Tolle Lege Institute

Evangelical Reformed Church of Lithuania: Interview with Rev. Rimas Mikalauskas

10 January 2018 | Tolle Lege

Tolle Lege: Could you tell us about the history of the Evangelical Reformed Church of Lithuania?

Rimas Mikalauskas: Our history began with the Reformation in sixteenth century, when Poland and Lithuania were one country – the Polish-Lithuanian Commonwealth. The country, however, was not homogenous. In the Grand Duchy of Lithuania law was regulated by the Statutes of Lithuania which granted to the Reformed Church greater privileges concerning its property and the freedom to confess the evangelical faith. Due to this fact, it was easier for the Lithuanian Church to survive the Counter-Reformation. Another factor, that helped us to survive, was protection of noble families such as Radziwiłłs.

After the World War I, there were two Reformed Churches which had Lithuanian identity. One of them was the Church of Vilnius and the other was Church of Biržai. They could not become a one federation, because Vilnius was in the borders of Poland, while the other Church was in the borders of the Lithuanian Republic. In spite of unfriendly political situation of the countries both sides of the Unitas Lithuaniae (historical name of the Evangelical Reformed Synod of Lithuania) made attempts to keep the relationship and shared common heritage.

After the World War II, Lithuania was incorporated into the Soviet Union. It was difficult time for the Church, for communist government forbid us to convoke the Synod, with exception of the year 1957, when we celebrated 400 years of our existence and were allowed to have an extraordinary Synod. During that time, the Church was governed by the consistory. 1

TL: What is the Evangelical Reformed Church of Lithuania like today?

RM: Today, Evangelical Reformed Church is one of the nine historical Churches recognised by the state. Among these Churches, Roman Catholic Church was the first to sign a formal agreement with government in matters such as religious education in public schools or having army-chaplains. Presently, we have also signed this document, but we need to practically implement some of its points. We did also face challenge of resolving our legal situation after the communist period and figuring out who had right to represent the Church before the law.

Some of our congregations are in smaller towns and thus are suffering from younger people moving to cities. We still have worship services there, but no longer every Sunday. On the other hand, Churches in bigger cities like Vilnus, Kaunas and Panevėžys are growing.

Also, like many Churches in other parts of the world, we are struggling with theological liberalism in theology. Our Synod has recently ruled that we do not want to go in this direction as a Church. Instead, we would like to be faithful to the Scripture and our confessions – the Heidelberg Catechism and the Second Helvetic Confession. We did also recently prepare a Lithuanian translation of the Second Helvetic Confession. (Previously we used a Polish version of it – the Confession of Sandomierz.)

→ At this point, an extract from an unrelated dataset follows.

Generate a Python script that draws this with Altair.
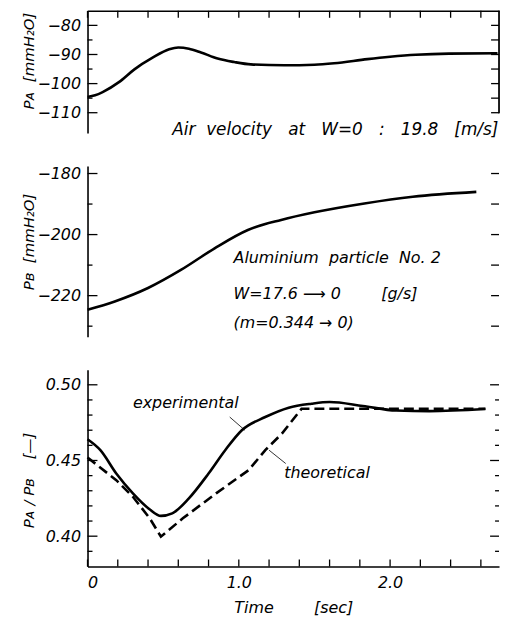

TL: We heard that you are working on the new psalter-hymnal. Could you tell us why is the new hymnbook needed?

RM: So far, we used a reprint of the 1942 hymnbook. However, recently we decided, that we need to prepare a new hymnbook that would be more fitting to our present needs. We would like, also, to return to the old Reformed tradition of having in our hymnbook a collection of Psalms alongside the selection of hymns. Our previous hymnbook was made at the time, when there was a tendency of making hymnbooks together with Lutherans and therefore it lacks separate collection of Psalms.

TL: Some time ago the Gospel Coalition 2 published an article saying that your Lithuanian Evangelical Reformed Church cooperated with certain charismatic Church in translating the “New City Catechism”. Could you tell us more about that cooperation?

RM: I think, that that Church was charismatic in 90s. Presently it is a federation of various Churches, some of which are very close to the Reformed Church. We have signed together a statement saying that we agree with respect to the doctrine expressed in Reformed Confessions and would like to cooperate. Other than translation work, this cooperation includes also religious education in schools. Evangelical Reformed Church has a program of religious education accepted by government which is used by the other denomination as well. Every third month there is also a meeting of committee comprised of delegates from both Churches, when we talk about the theology and shared projects. I can say, that we have a truly fraternal relationship, though we are two separate Churches.

TL: Thank you for the interview!  


Rev. Rimas Mikalauskas – is a pastor in Evangelical Reformed Church in Biržai and vice-president of the Consistory of the Evangelical Reformed Church of Lithuania.




  1. Unlike in Dutch Reformed Churches, in Polish and Lithuanian Churches a „consistory” refers to the body governing the whole Church (federation), rather than a particular congregation.